This is the second in a set of blog posts sharing some of the perspectives and knowledge of AILA staff members on racism and injustice.
I am the mother of a brilliant young black adult male. His name is Dominick and I love him so very much. He has this beautiful dark curly hair that smells like coconut milk. When he smiles, his eyes disappear in his cheeks and his smile becomes so contagious that you can’t help but smile back at him. When he was little and we were out and about, I would constantly get compliments about how cute and adorable my Dominick was…but soon those “cute” compliments faded and none of the above-mentioned would matter because to far too many people, the first and possibly only thing that mattered was that he is BLACK.
Raising a black boy is a scary blessing. It is like a big countdown from when your child grows from this cute little person into a threatening weapon. Even though my black child hates violence, may not believe in carrying weapons, or even fighting. In fact, he is the one that calms me down in the grocery store parking lot when someone steals my spot.

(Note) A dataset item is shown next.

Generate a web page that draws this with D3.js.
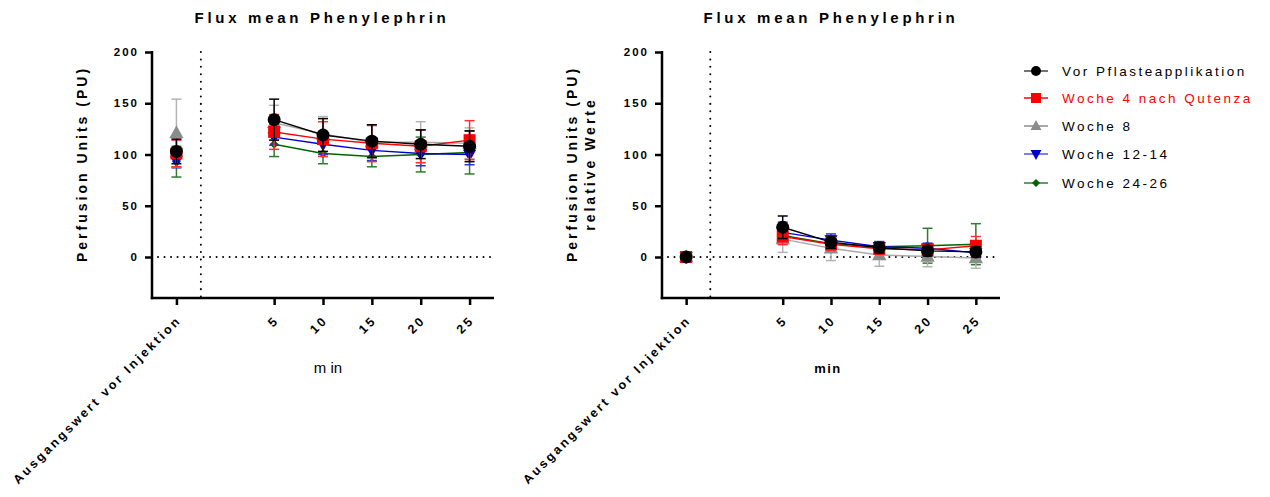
<!DOCTYPE html>
<html><head><meta charset="utf-8">
<script src="https://cdn.jsdelivr.net/npm/d3@7/dist/d3.min.js"></script>
<style>
body{margin:0;background:#fff;}
text{font-family:"Liberation Sans",Arial,sans-serif;}
</style></head>
<body><svg id="c" width="1270" height="497"></svg>
<script>
// ---- data ----
const xValues = [-5, 5, 10, 15, 20, 25];
const xLabels = ["Ausgangswert vor Injektion", "5", "10", "15", "20", "25"];
const yTicks = [0, 50, 100, 150, 200];
const seriesNames = ["Vor Pflasteapplikation", "Woche 4 nach Qutenza", "Woche 8", "Woche 12-14", "Woche 24-26"];
const seriesColors = ["#000000", "#ff0000", "#8c8c8c", "#0000cc", "#006400"];
const errColors = ["#000000", "#ff3030", "#b4b4b4", "#3030dd", "#2e7d2e"];
const seriesSymbols = ["circle", "square", "triangle", "triangleDown", "diamond"];

// Left chart: absolute values (mean) and SD
const absMean = [
  [103, 134, 119, 113, 110, 108],
  [101, 122, 115, 111, 108, 114],
  [121, 131, 120, 112, 112, 111],
  [94, 117, 110, 104, 101, 100],
  [93, 110, 101, 98, 100, 102]
];
const absSD = [
  [12, 20, 16, 16, 14, 15],
  [13, 17, 17, 18, 16, 19],
  [33, 17, 17, 16, 20, 15],
  [7, 8, 10, 10, 12, 10],
  [15, 12, 10, 10, 17, 21]
];
// Right chart: relative values
const relMean = [
  [0, 29, 14.5, 9, 6, 5],
  [0, 20, 12.5, 8, 7, 11],
  [0, 17.5, 8.5, 2, 0.5, -1],
  [0, 24, 16.5, 10, 8.5, 4],
  [0, 21, 13, 10, 11, 12.5]
];
const relSD = [
  [0, 11, 6, 5, 5, 5],
  [0, 8, 6, 5, 5, 9],
  [0, 13, 12, 11, 10, 10],
  [0, 10, 6, 5, 5, 5],
  [0, 8, 6, 5, 17, 20]
];

const svg = d3.select("#c");

function symbolPath(type, size) {
  const s = size;
  if (type === "circle") return d3.symbol(d3.symbolCircle, s * s * Math.PI / 4)();
  if (type === "square") return d3.symbol(d3.symbolSquare, s * s)();
  if (type === "diamond") return `M0,${-s/2}L${s/2},0L0,${s/2}L${-s/2},0Z`;
  if (type === "triangle") return `M0,${-s*0.6}L${s*0.55},${s*0.4}L${-s*0.55},${s*0.4}Z`;
  if (type === "triangleDown") return `M0,${s*0.6}L${s*0.55},${-s*0.4}L${-s*0.55},${-s*0.4}Z`;
}
const symSize = {circle: 13, square: 12, triangle: 13, triangleDown: 12, diamond: 9};

function drawChart(opt) {
  const g = svg.append("g");
  const x = d3.scaleLinear().domain([-7.5, 27.5]).range([opt.x0, opt.x1]);
  const y = d3.scaleLinear().domain([-40, 200]).range([298, 52]);

  // dotted reference lines
  g.append("line").attr("x1", x(-7.5) + 6).attr("x2", x(27.5)).attr("y1", y(0)).attr("y2", y(0))
    .attr("stroke", "#000").attr("stroke-width", 2).attr("stroke-dasharray", "0.01,6.5").attr("stroke-linecap", "round");
  g.append("line").attr("x1", x(-2.5)).attr("x2", x(-2.5)).attr("y1", y(200)).attr("y2", y(-40))
    .attr("stroke", "#000").attr("stroke-width", 2).attr("stroke-dasharray", "0.01,7.4").attr("stroke-linecap", "round");

  // y axis
  const ya = g.append("g").attr("transform", `translate(${opt.x0},0)`)
    .call(d3.axisLeft(y).tickValues(yTicks).tickSize(7).tickSizeOuter(0).tickPadding(6));
  ya.select(".domain").attr("stroke-width", 2.5).attr("d", `M0,${y(200) - 1}V${y(-40) + 1.25}`);
  ya.selectAll(".tick line").attr("stroke-width", 2.5);
  ya.selectAll(".tick text").attr("font-size", 11.5).attr("font-weight", "bold")
    .attr("letter-spacing", "2px").attr("font-family", "Liberation Sans, Arial, sans-serif").attr("fill", "#000");

  // x axis
  const xa = g.append("g").attr("transform", `translate(0,298)`)
    .call(d3.axisBottom(x).tickValues(xValues).tickSize(7).tickSizeOuter(0).tickFormat((d, i) => xLabels[i]));
  xa.select(".domain").attr("stroke-width", 2.5).attr("d", `M${opt.x0 - 1.25},0H${opt.x1}`);
  xa.selectAll(".tick line").attr("stroke-width", 2.5);
  xa.selectAll(".tick text").attr("font-size", 12.5).attr("font-weight", "bold")
    .attr("letter-spacing", "2.6px").attr("font-family", "Liberation Sans, Arial, sans-serif").attr("fill", "#000")
    .attr("text-anchor", "end").attr("dy", null).attr("y", 0)
    .attr("transform", "translate(5,23) rotate(-45)");

  // series (draw last series first so black is on top)
  for (let si = seriesNames.length - 1; si >= 0; si--) {
    const mean = opt.mean[si], sd = opt.sd[si];
    const pts = xValues.map((xv, i) => ({x: xv, y: mean[i], sd: sd[i]}));
    const sg = g.append("g");
    // error bars
    pts.forEach(p => {
      if (p.sd <= 0) return;
      const cx = x(p.x);
      sg.append("line").attr("x1", cx).attr("x2", cx).attr("y1", y(p.y + p.sd)).attr("y2", y(p.y - p.sd))
        .attr("stroke", errColors[si]).attr("stroke-width", 1.5);
      [p.y + p.sd, p.y - p.sd].forEach(v => {
        sg.append("line").attr("x1", cx - 5).attr("x2", cx + 5).attr("y1", y(v)).attr("y2", y(v))
          .attr("stroke", errColors[si]).attr("stroke-width", 1.5);
      });
    });
    // connecting line (time points only)
    const line = d3.line().x(d => x(d.x)).y(d => y(d.y));
    sg.append("path").datum(pts.slice(1)).attr("d", line).attr("fill", "none")
      .attr("stroke", si === 2 ? "#aaaaaa" : seriesColors[si]).attr("stroke-width", 1.4);
    // markers
    pts.forEach(p => {
      sg.append("path").attr("d", symbolPath(seriesSymbols[si], symSize[seriesSymbols[si]]))
        .attr("transform", `translate(${x(p.x)},${y(p.y)})`).attr("fill", seriesColors[si]);
    });
  }

  // titles
  g.append("text").attr("x", opt.titleX).attr("y", 23).attr("text-anchor", "middle")
    .attr("font-size", 15).attr("font-weight", "bold").attr("letter-spacing", "3.7px").text("Flux mean Phenylephrin");
  opt.yTitle.forEach((t, i) => {
    g.append("text").attr("transform", `translate(${opt.yTitleX + i * 18},164) rotate(-90)`).attr("text-anchor", "middle")
      .attr("font-size", 14).attr("font-weight", "bold").attr("letter-spacing", "3px").text(t);
  });
  g.append("text").attr("x", opt.minX).attr("y", 373).attr("text-anchor", "middle")
    .attr("font-size", opt.minBold ? 13 : 15).attr("font-weight", opt.minBold ? "bold" : "normal")
    .attr("letter-spacing", opt.minBold ? "1.5px" : "0px").text(opt.minText);
}

drawChart({x0: 152, x1: 494, mean: absMean, sd: absSD, titleX: 322, yTitle: ["Perfusion Units (PU)"], yTitleX: 87,
  minX: 328, minText: "m in", minBold: false});
drawChart({x0: 662, x1: 1000, mean: relMean, sd: relSD, titleX: 831, yTitle: ["Perfusion Units (PU)", "relative Werte"], yTitleX: 577,
  minX: 828, minText: "min", minBold: true});

// legend
const legY = [71, 98, 126, 154, 183];
const leg = svg.append("g");
const legLineColors = ["#444444", "#ff0000", "#8c8c8c", "#5555ee", "#2e7d2e"];
seriesNames.forEach((n, i) => {
  const gy = legY[i];
  leg.append("line").attr("x1", 1024).attr("x2", 1048).attr("y1", gy).attr("y2", gy)
    .attr("stroke", legLineColors[i]).attr("stroke-width", 1.5);
  const s = seriesSymbols[i];
  const sz = s === "circle" ? 10 : s === "diamond" ? 8 : 10;
  leg.append("path").attr("d", symbolPath(s, sz)).attr("transform", `translate(1036,${gy})`).attr("fill", seriesColors[i]);
  leg.append("text").attr("x", 1062).attr("y", gy + 5).attr("font-size", 13.5).attr("letter-spacing", "2.5px")
    .attr("fill", i === 1 ? "#ff0000" : "#000").text(n);
});
</script>
</body></html>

The sheer amount of melanin in his skin will make him a threat in almost every circumstance of his entire life.
I oftentimes wished I could have slowed time down. Not only because I wanted to cherish the sweet moments of his childhood, but also because I knew that it would only be a matter of time before I could no longer protect this beautiful black boy from the ignorant people that will see him as a weapon of mass destruction only because of his skin color.
I worried that I would not be able to protect him from those that fear him. Worried that he would be the next hashtag of an unarmed black boy dead due to a white person’s fear and ignorance.
So to protect him, I stole his innocence at a very young age. I had to have “the talk” with Dom. You know “the talk” that I am referring to…and if you don’t know about “the talk” then that’s part of the problem.
- If ever stopped by police always keep your hands where they can see (preferably at “10 and 2”);
- Always ask the officer if you may reach in your wallet for your license;
- Keep your registration in the pouch on the dashboard. (purchased on Amazon the day he got his license);
- NEVER EVER reach for anything the officer didn’t ask for (phone, brush, pen, pencil, inhaler);
- “Yes sir,” “no sir” – “yes ma’am,” “no ma’am”:
- Use proper English and NEVER use slang terms;
- Always keep your voice low and modest;
- Never argue with an officer even if he is wrong. Your job is to make it home to me. When you get home, we can fix whatever comes after that.
The talk is about how it doesn’t matter how good of a person he is, how smart he is, how caring he is—he is still a black person in America and black people are seen as lesser than and scary to others and the police.
Black people are most likely to be killed by police officers.
- AND…Police killed 1,099 people in 2019 and black people were 24% of those killed despite being only 13% of the population.
- ALSO…Police are 3x more likely to kill a black person than a white person despite the fact that black people are 1.3x more likely to be unarmed compared to white people.
Unarmed and black can be a death sentence in his own country.
I did not want to scare Dom. I did not want to see his innocence stripped away from him as I told him about this cruel reality. I wish I did not have to have this conversation with my amazing son. But how could I not have this conversation when it is the only thing I could do to possibly save his life?
Nonblack people will oftentimes say to me, “I can’t imagine how you must feel.” I cannot speak for all black mothers, but this does not make me feel better. Please stop saying this to me. To be reminded of the fact that you have the luxury of not having these feelings does not make me feel better. If you had to feel what black people have had to feel for so many years, the problem would have been eradicated by now. That’s kind of the point of BLACK LIVES MATTER. I am not mad at you for not having to feel it. I am happy for you because I wouldn’t wish this on an enemy of mine but being reminded that you don’t have to go through this just doesn’t make me feel better.
Words can’t even begin to describe the confusion of pain and emotions that I feel but I will say this:
I am extremely proud of Dom and the man that he has become. I love his mocha brown skin and curly black hair as much today as I did when he was little. Those are things that I gave him! However, the same things that I love about him, the very things that I gave him, are the things that make others see him as a weapon. That scary, proud, angry, hurt, guilty, and shameful confusion of feelings are with me every day, not just when a black person is killed, and we find out about it. Now don’t get me wrong, I wouldn’t change a curly hair on his head, but there’s this small part of me that can’t help but feel guilty and ashamed for bringing him into a world where he is hated for the very thing that “I” gave him–the color of his skin.
If you can begin to unpack that kind of parental shame and guilt, then maybe you can begin to imagine how I feel.
Black Lives Matter. Words have power. You have to say it to mean it.